Conditions where this playbook is the right tool.

The system depends on external models or evolving prompts
RAG, routing, or orchestration changes happen regularly
Users say it feels different but the team cannot prove why
AI quality matters enough that silent degradation is costly

Stakes

Why this matters

What this playbook protects against, and why skipping or half-running it tends to be expensive.

AI systems drift in ways traditional services often do not. The model may still be up, latency may still be fine, and infrastructure may still look healthy while the answer behavior quietly worsens on the exact tasks users care about.

Quality bar

What good looks like

The observable qualities of a team or system that is actually doing this well. Not just going through the motions.

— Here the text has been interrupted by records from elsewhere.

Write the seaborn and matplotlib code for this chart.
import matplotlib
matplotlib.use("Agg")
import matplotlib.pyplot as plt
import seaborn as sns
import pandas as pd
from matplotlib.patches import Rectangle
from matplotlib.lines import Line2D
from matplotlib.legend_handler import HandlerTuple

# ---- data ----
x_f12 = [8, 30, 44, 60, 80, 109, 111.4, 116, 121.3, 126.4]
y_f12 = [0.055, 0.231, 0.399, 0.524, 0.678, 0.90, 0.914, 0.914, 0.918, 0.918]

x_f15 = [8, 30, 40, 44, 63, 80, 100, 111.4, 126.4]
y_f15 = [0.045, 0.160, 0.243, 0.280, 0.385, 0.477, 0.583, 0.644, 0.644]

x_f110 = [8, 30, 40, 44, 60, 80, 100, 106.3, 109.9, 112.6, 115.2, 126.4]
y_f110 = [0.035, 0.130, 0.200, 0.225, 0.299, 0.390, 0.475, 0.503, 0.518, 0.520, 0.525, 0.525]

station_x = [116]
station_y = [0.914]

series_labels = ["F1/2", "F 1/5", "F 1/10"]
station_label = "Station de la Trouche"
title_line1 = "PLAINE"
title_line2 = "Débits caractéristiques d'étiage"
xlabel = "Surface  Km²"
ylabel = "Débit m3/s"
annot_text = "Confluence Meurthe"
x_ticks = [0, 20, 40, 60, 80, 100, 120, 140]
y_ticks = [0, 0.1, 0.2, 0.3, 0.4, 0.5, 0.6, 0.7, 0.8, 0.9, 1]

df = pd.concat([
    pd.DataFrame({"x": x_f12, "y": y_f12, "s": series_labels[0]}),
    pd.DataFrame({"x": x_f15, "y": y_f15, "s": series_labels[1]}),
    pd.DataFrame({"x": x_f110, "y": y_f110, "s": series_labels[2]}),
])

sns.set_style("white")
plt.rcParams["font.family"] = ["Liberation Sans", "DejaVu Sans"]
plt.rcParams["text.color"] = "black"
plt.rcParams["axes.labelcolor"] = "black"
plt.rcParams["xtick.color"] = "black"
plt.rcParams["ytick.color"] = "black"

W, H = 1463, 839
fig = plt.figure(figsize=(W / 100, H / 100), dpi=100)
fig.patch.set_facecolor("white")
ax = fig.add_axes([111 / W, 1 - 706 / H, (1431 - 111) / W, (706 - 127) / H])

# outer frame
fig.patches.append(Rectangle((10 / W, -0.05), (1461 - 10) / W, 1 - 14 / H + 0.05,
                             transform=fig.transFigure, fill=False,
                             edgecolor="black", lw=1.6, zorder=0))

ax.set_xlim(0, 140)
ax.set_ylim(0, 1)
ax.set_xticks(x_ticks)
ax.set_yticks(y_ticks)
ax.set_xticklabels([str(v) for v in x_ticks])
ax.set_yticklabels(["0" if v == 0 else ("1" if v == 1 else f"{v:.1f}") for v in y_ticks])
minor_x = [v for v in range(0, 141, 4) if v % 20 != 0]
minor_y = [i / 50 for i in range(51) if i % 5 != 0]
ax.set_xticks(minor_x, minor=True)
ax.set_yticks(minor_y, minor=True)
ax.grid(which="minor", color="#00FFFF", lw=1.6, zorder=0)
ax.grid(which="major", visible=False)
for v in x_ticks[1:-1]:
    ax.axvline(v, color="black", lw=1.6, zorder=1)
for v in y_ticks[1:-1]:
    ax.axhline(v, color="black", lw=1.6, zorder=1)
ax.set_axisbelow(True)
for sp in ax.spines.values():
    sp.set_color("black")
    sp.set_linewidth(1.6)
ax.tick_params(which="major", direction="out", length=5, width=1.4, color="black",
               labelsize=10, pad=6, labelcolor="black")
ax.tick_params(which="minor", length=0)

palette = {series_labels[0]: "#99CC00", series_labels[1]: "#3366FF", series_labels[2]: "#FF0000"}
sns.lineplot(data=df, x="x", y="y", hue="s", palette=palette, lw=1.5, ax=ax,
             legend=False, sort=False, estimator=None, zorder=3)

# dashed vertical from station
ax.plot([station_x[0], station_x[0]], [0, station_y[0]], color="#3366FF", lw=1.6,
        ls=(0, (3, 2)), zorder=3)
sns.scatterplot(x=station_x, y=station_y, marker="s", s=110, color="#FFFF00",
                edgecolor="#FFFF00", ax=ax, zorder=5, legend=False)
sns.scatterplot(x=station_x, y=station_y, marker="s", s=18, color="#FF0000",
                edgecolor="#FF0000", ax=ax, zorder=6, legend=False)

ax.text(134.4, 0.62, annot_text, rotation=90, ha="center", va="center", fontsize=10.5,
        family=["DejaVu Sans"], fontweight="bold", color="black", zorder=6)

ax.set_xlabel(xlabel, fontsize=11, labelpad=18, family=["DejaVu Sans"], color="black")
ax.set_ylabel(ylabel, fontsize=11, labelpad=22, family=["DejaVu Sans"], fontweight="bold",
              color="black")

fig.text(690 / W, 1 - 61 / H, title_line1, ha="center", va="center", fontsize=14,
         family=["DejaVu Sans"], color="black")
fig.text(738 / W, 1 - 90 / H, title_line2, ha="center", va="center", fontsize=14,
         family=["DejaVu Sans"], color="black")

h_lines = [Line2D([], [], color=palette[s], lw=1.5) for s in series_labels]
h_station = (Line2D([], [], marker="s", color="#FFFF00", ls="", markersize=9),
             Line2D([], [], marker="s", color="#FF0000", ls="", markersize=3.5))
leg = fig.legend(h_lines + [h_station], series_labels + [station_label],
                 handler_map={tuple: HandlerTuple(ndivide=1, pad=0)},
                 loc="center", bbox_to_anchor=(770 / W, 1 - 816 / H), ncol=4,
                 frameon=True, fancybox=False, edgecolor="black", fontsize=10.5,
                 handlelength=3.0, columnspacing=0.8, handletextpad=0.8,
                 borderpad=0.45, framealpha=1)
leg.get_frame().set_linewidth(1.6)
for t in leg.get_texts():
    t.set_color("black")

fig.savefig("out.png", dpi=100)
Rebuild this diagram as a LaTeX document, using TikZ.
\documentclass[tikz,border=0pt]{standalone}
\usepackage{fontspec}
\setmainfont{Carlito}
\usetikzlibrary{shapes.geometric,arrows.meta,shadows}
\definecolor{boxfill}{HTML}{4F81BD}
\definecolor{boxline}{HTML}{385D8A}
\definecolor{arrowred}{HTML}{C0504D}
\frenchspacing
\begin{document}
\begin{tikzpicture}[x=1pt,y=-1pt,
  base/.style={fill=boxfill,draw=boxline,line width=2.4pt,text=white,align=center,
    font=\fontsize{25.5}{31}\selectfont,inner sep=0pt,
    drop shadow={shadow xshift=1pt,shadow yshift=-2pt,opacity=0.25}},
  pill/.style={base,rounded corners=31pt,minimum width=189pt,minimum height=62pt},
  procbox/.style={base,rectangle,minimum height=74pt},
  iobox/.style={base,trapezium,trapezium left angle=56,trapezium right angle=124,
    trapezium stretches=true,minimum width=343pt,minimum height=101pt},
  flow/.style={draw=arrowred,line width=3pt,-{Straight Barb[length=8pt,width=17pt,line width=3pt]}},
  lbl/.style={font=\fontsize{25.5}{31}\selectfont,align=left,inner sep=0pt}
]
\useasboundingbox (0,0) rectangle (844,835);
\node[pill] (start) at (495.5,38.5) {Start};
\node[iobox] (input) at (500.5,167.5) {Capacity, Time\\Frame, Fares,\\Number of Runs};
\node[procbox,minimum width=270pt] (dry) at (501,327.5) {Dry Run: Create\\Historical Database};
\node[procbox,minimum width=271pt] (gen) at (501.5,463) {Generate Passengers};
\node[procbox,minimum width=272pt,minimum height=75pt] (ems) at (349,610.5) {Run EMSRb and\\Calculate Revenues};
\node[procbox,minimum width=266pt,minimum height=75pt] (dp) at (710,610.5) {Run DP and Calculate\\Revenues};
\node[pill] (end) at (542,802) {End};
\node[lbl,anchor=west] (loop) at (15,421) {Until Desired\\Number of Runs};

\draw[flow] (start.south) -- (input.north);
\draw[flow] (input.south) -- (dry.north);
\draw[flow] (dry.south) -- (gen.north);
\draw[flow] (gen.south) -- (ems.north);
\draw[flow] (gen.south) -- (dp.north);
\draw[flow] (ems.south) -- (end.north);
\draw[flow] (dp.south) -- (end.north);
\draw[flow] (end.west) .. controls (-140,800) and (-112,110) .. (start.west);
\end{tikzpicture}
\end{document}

Signs of the playbook done well

The team has task-based baselines rather than vague intuition only
Behavior changes are noticed in slices, not only as global complaints
Model, prompt, retrieval, and workflow changes are trackable against outcomes
Teams can distinguish drift from random bad examples
Quality regressions are caught before widespread user distrust forms

Preparation

Before you start

What you need available and true before running the procedure. Skipping this is the most common reason playbooks fail.

Inputs

Material you'll want to gather first.

Representative task set
Model and prompt version history
Retrieval and toolchain changes
User feedback signals
Evaluation baselines
Release history for the AI system

Prerequisites

Conditions that should be true for this to work.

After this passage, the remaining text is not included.